Lu dans le journal Le Petit Clermontois du 17 septembre 1886.
Tous les missionnaires ne sont pas au Tonkin, ni en Chine. Il en est qui trouvent plus commode de venir apporter la « parole de Dieu » aux populations de nos campagnes, bien que les habitants du Puy-de-Dôme n’aient point l’habitude de jeter leurs enfants dans l’onde homicide du fleuve jaune. Il est vrai que ceux du Céleste-Empire ne l’ont pas d’avantage, si l’on en croit certains auteurs peu orthodoxes.
Donc, nos montagnes ont le bonheur de posséder des missionnaires. Ce n’est pas la première fois que l’on essaie de renouveler les prodiges accomplis pendant la Mission de 1829, mais la tâche devient difficile. Le Saint-Esprit fait des façons pour descendre de la voûte des églises, et le tonnerre et les éclairs ont pris l’habitude d’agir quand bon leur semble, au lieu d’obéir à la voix des prédicateurs.
Cela n’empêche pas. On fait ce qu’on peut. Les missionnaires tonnent personnellement, et à force d’invoquer l’enfer et tous les diables, ils finissent toujours à ramener au bien – lisez au confessionnal – quelques pêcheurs égarés. D’abord leur clientèle se compose de quelques vieilles femmes ; puis les indifférents se laissent gagner. Les missionnaires sont si contents ! Ils donnent l’absolution à si bon compte ! Ce n’est pas comme le vieux curé ou le petit vicaire qui vous épluche une conscience jusque dans les recoins les plus discrets.
Ces bons missionnaires se contentent de gratter la surface. Ils ont tant d’âmes à convertir ! Et dam ! C’est très commode, de raconter ses péchés à un homme qui n’écoute que d’une oreille. Un court résumé, quelques paroles latines et tout est dit, qui est-ce qui ne voudrait pas profiter de cette aubaine ?
Doux en confession, les missionnaires sont terribles en chair. Ils vous décrivent les supplices infernaux de façon à donner la chair de poule. Quand on peut éviter de si grands maux en se donnant aussi peu de peine, on serait bien bête si l’on y manquait. Tel est le raisonnement qui s’infiltre peu à peu dans l’esprit des auditeurs, et, chaque jour, il s’en confesse une fournée.
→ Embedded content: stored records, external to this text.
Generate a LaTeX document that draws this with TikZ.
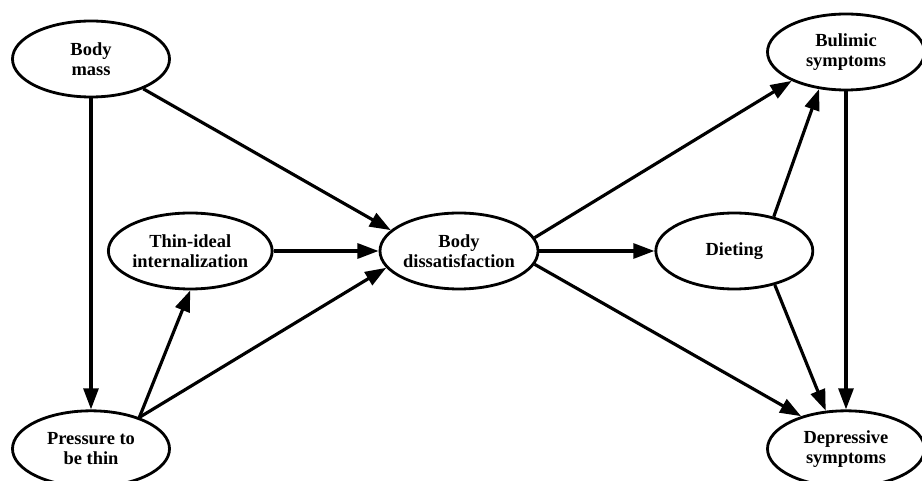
\documentclass[tikz,border=0pt]{standalone}
\usepackage{fontspec}
\setmainfont{Liberation Serif}
\usetikzlibrary{shapes, arrows.meta, positioning}

\begin{document}
\begin{tikzpicture}[
  >={Triangle[length=12pt, width=8.5pt]},
  varnode/.style={draw, ellipse, line width=1.6pt, minimum width=3.14cm, minimum height=1.52cm, inner sep=0pt, font=\bfseries\fontsize{10.5}{11.2}\selectfont, align=center},
  effect/.style={->, line width=1.8pt}
]
\useasboundingbox (0,0) rectangle (18.44,-9.62);

% Left side: body mass and pressure
\node[varnode]  (bmass)  at (1.82,-1.18) {Body\\mass};
\node[varnode]  (press)  [below=6.22cm of bmass] {Pressure to\\be thin};

% Middle row
\node[varnode]  (diss)   at (9.18,-5.02) {Body\\dissatisfaction};
\node[varnode]  (thin)   [left=2.1cm of diss] {Thin-ideal\\internalization};
\node[varnode]  (diet)   [right=2.3cm of diss] {Dieting};

% Right side: outcomes
\node[varnode]  (bul)    at (16.92,-1.04) {Bulimic\\symptoms};
\node[varnode]  (dep)    [below=6.36cm of bul] {Depressive\\symptoms};

% Flows
\draw[effect] (bmass) -- (press);
\draw[effect] (bmass) -- (diss.163);
\draw[effect] (press.33) -- (thin.south);
\draw[effect] (press.33) -- (diss.193);
\draw[effect] (thin) -- (diss);
\draw[effect] (diss) -- (diet);

% Outcomes
\draw[effect] (diss.10) -- (bul.208);
\draw[effect] (diss.-10) -- (dep.144);
\draw[effect] (diet.41) -- (bul.234);
\draw[effect] (diet.-40) -- (dep.118);
\draw[effect] (bul) -- (dep);
\end{tikzpicture}
\end{document}
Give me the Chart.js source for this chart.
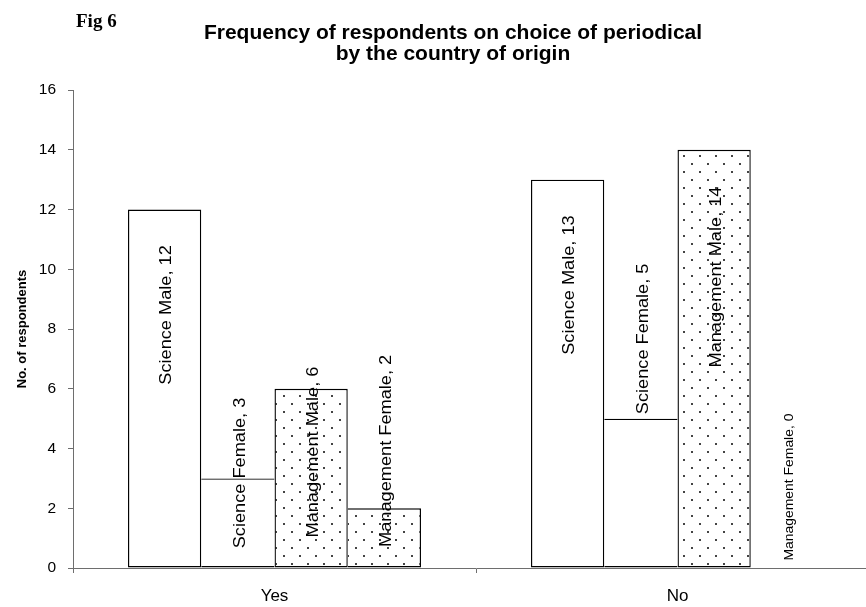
<!DOCTYPE html>
<html>
<head>
<meta charset="utf-8">
<script src="https://cdn.jsdelivr.net/npm/chart.js@4/dist/chart.umd.min.js"></script>
<style>
  html, body { margin: 0; padding: 0; background: #fff; overflow: hidden; }
  #wrap { width: 886px; height: 607px; }
</style>
</head>
<body>
<div id="wrap"><canvas id="c" width="886" height="607"></canvas></div>
<script>
// ---- data ----
const categories = ['Yes', 'No'];
const seriesNames = ['Science Male', 'Science Female', 'Management Male', 'Management Female'];
const scienceMale = [12, 13];
const scienceFemale = [3, 5];
const managementMale = [6, 14];
const managementFemale = [2, 0];
const yTicks = [0, 2, 4, 6, 8, 10, 12, 14, 16];

const seriesValues = [scienceMale, scienceFemale, managementMale, managementFemale];

// ---- styling ----
const FONT = "'Liberation Sans', Arial, Helvetica, sans-serif";
Chart.defaults.font.family = FONT;
Chart.defaults.color = '#000';

function makeDots() {
  const t = document.createElement('canvas');
  t.width = 16; t.height = 16;
  const g = t.getContext('2d');
  g.fillStyle = '#fff';
  g.fillRect(0, 0, 16, 16);
  g.fillStyle = '#444';
  g.fillRect(3, 3, 2, 2);
  g.fillRect(11, 11, 2, 2);
  return document.getElementById('c').getContext('2d').createPattern(t, 'repeat');
}
const dots = makeDots();
const fills = ['#ffffff', '#ffffff', dots, dots];

const BW = 1.4;
function borderFor(ctx) {
  const d = ctx.datasetIndex, i = ctx.dataIndex;
  const v = seriesValues[d][i];
  if (v === 0) return 0;
  const prev = d > 0 ? seriesValues[d - 1][i] : -1;
  const next = d < seriesValues.length - 1 ? seriesValues[d + 1][i] : -1;
  return { top: BW, bottom: BW, left: prev <= v ? BW : 0, right: next < v ? BW : 0 };
}

// label placement (centre of rotated label, in axis units) and size per bar
const labelCentre = [[8.47, 9.47], [3.18, 7.67], [3.88, 9.74], [3.92, 2.71]];
const labelSize = [[17, 17], [17, 17], [17, 17], [17, 13]];

const labelsPlugin = {
  id: 'barLabels',
  afterDatasetsDraw(chart) {
    const { ctx, scales: { y } } = chart;
    ctx.save();
    chart.data.datasets.forEach((ds, d) => {
      const meta = chart.getDatasetMeta(d);
      meta.data.forEach((el, i) => {
        const text = seriesNames[d] + ', ' + ds.data[i];
        ctx.save();
        ctx.translate(el.x + 2, y.getPixelForValue(labelCentre[d][i]));
        ctx.rotate(-Math.PI / 2);
        ctx.scale(1.07, 1);
        ctx.font = labelSize[d][i] + 'px ' + FONT;
        ctx.fillStyle = '#000';
        ctx.textAlign = 'center';
        ctx.textBaseline = 'middle';
        ctx.fillText(text, 0, 0);
        ctx.restore();
      });
    });
    ctx.restore();
  }
};

const titlePlugin = {
  id: 'titles',
  afterDraw(chart) {
    const { ctx } = chart;
    ctx.save();
    ctx.fillStyle = '#000';
    ctx.textBaseline = 'alphabetic';
    ctx.textAlign = 'left';
    ctx.font = "bold 19px 'Liberation Serif', 'Times New Roman', serif";
    ctx.fillText('Fig 6', 76, 27);
    ctx.textAlign = 'center';
    ctx.font = 'bold 21px ' + FONT;
    ctx.fillText('Frequency of respondents on choice of periodical', 453, 39);
    ctx.fillText('by the country of origin', 453, 60);
    ctx.restore();
  }
};

new Chart(document.getElementById('c'), {
  type: 'bar',
  data: {
    labels: categories,
    datasets: seriesNames.map((name, d) => ({
      label: name,
      data: seriesValues[d],
      backgroundColor: fills[d],
      borderColor: '#000',
      borderWidth: borderFor,
      borderSkipped: false,
      categoryPercentage: 0.727,
      barPercentage: 1.0
    }))
  },
  options: {
    responsive: false,
    animation: false,
    events: [],
    layout: { padding: { top: 90, right: 7, left: 0, bottom: 0 } },
    plugins: { legend: { display: false }, title: { display: false }, tooltip: { enabled: false } },
    scales: {
      x: {
        offset: true,
        grid: { display: true, drawOnChartArea: false, drawTicks: true, tickLength: 5, color: '#6e6e6e', offset: true },
        border: { display: true, color: '#6e6e6e', width: 1 },
        ticks: { font: { size: 17 }, color: '#000', padding: 13, maxRotation: 0 },
        afterFit(s) { s.height = 39; }
      },
      y: {
        min: 0, max: 16,
        afterBuildTicks(s) { s.ticks = yTicks.map(v => ({ value: v })); },
        grid: { display: true, drawOnChartArea: false, drawTicks: true, tickLength: 5, color: '#6e6e6e' },
        border: { display: true, color: '#6e6e6e', width: 1 },
        ticks: { font: { size: 15.5 }, color: '#000', padding: 12 },
        title: { display: true, text: 'No. of respondents', font: { size: 13, weight: 'bold' }, color: '#000', padding: { top: 15, bottom: 0 } },
        afterFit(s) { s.width = 73; }
      }
    }
  },
  plugins: [labelsPlugin, titlePlugin]
});
</script>
</body>
</html>
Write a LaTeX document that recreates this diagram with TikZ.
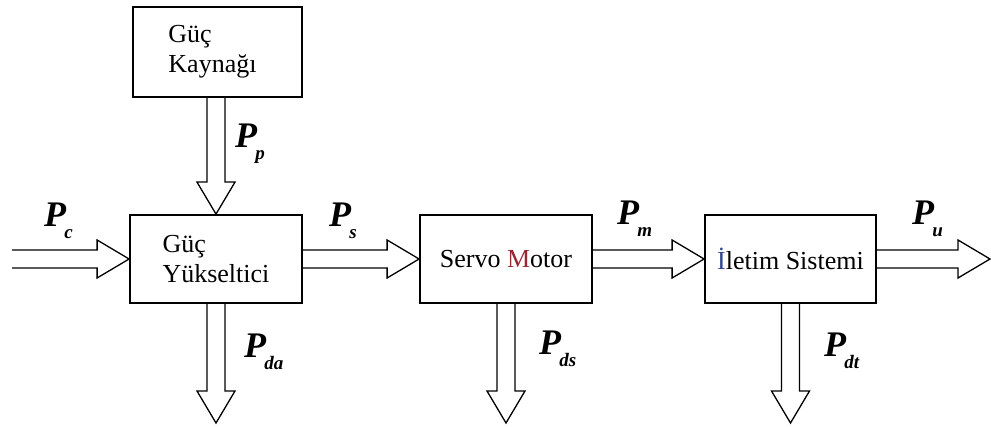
\documentclass[tikz,border=0pt]{standalone}
\usepackage{fontspec}
\setmainfont{Liberation Serif}
\usetikzlibrary{calc}
\newcommand\plab[1]{\fontsize{36}{36}\selectfont\bfseries\itshape P\kern-0.05em\raisebox{-0.33em}{\fontsize{19}{19}\selectfont #1}}
\newcommand\harr[2]{\draw[hol] let \p1=(#1), \p2=(#2) in (\x1,\y1+9pt) -- (\x2-32pt,\y1+9pt) -- (\x2-32pt,\y1+19pt) -- (\x2,\y1) -- (\x2-32pt,\y1-19pt) -- (\x2-32pt,\y1-9pt) -- (\x1,\y1-9pt);}
\newcommand\varr[2]{\draw[hol] let \p1=(#1), \p2=(#2) in (\x1+9pt,\y1) -- (\x1+9pt,\y2+32pt) -- (\x1+19pt,\y2+32pt) -- (\x1,\y2) -- (\x1-19pt,\y2+32pt) -- (\x1-9pt,\y2+32pt) -- (\x1-9pt,\y1);}
\begin{document}
\begin{tikzpicture}[x=1pt,y=-1pt,
  box/.style={draw, line width=1.8pt, font=\fontsize{26}{30}\selectfont, align=left, inner sep=0pt, minimum height=88pt},
  hol/.style={line width=1.3pt, line join=miter},
  lab/.style={anchor=base west, inner sep=0pt}]
\useasboundingbox[fill=white] (0,0) rectangle (991,427);
\node[box, minimum width=169pt, minimum height=90pt] (kay) at (217.5,52) {Güç\\Kaynağı\hspace*{10pt}};
\node[box, minimum width=172pt] (amp) at (216,259) {Güç\\Yükseltici};
\node[box, minimum width=172pt] (servo) at (506,259) {Servo {\color[RGB]{150,40,50}M}otor};
\node[box, minimum width=171pt] (ilt) at (790.5,259) {{\color[RGB]{50,70,150}İ}letim Sistemi};
\coordinate (cin) at (12,259);
\coordinate (cout) at (990,259);
\coordinate (bot) at (0,423);
\harr{cin}{amp.west}
\harr{amp.east}{servo.west}
\harr{servo.east}{ilt.west}
\harr{ilt.east}{cout}
\varr{kay.south -| amp.north}{amp.north}
\varr{amp.south}{amp.south |- bot}
\varr{servo.south}{servo.south |- bot}
\varr{ilt.south}{ilt.south |- bot}
\node[lab] (lp) at (235,148) {\plab{p}};
\node[lab] (lc) at (44,227) {\plab{c}};
\node[lab] (ls) at (329,227) {\plab{s}};
\node[lab] (lm) at (617,225) {\plab{m}};
\node[lab] (lu) at (912,225) {\plab{u}};
\node[lab] (lda) at (244,358) {\plab{da}};
\node[lab] (lds) at (539,355) {\plab{ds}};
\node[lab] (ldt) at (824,357) {\plab{dt}};
\end{tikzpicture}
\end{document}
A Saint-Priest-des-Champs, les missionnaires ont fait une campagne superbe. La mission a duré trois semaines, et ceux que la grâce n’a pas touchés sont rares. Malheureusement, le dernier jour a été signalé par un incident qui a jeté un froid.
Les missionnaires, fidèles à leur tactique, qui consiste à frapper surtout l’imagination, célébraient qun grand’messe en plein air, sur la place publique. Quelques jeunes gens, convenablement dressés, tiraient en leur honneur des pétards et des coups de fusils. Les missionnaires adorent cela. Fusillade et pétarade alternaient avec les chants sacrés. C’était bruyant, mais c’était très beau.
Un charron, animé d’un peu de zèle, faisait mieux. Avec un vieux tube de fer, monté sur une sorte d’affût, il avait fabriqué un canon. Muni d’une petite caisse pleine de poudre, il chargeait l’instrument par la culasse, et le canon tonnait pour la plus grande gloire de Dieu.
Tout à coup, une fusée, maladroitement lancée par un nommé V…, vint tomber encore enflammée dans la caisse de poudre. Une explosion formidable eut lieu, et le malheureux Abavid – c’est le nom du charron – se mit à pousser des cris affreux. Il était grièvement brûlé.
On s’empressa autour de lui, le curé en personne vint lui prodiguer des soins qui n’étaient pas inutiles, car Abavid était dans un état lamentable. Quand aux missionnaires, ils chantaient, et le diable n’interromprait pas un missionnaire qui chante. Les cantiques continuèrent de plus belle.
Les missionnaires partirent le lendemain et le charron resta quinze jours sans pouvoir travailler.
Voilà le plus beau miracle qu’ait produit la mission à Saint-Priest-des-Champs. C’est n’avoir pas de chance : si le blessé eût été un hérétique, un niguenaud (huguenot) comme on dit dans nos campagnes, on aurait encore pu exploiter ça. Par malheur, le charron était une des meilleures recrues des révérends pères. Sa conversion ne lui a pas porté bonheur.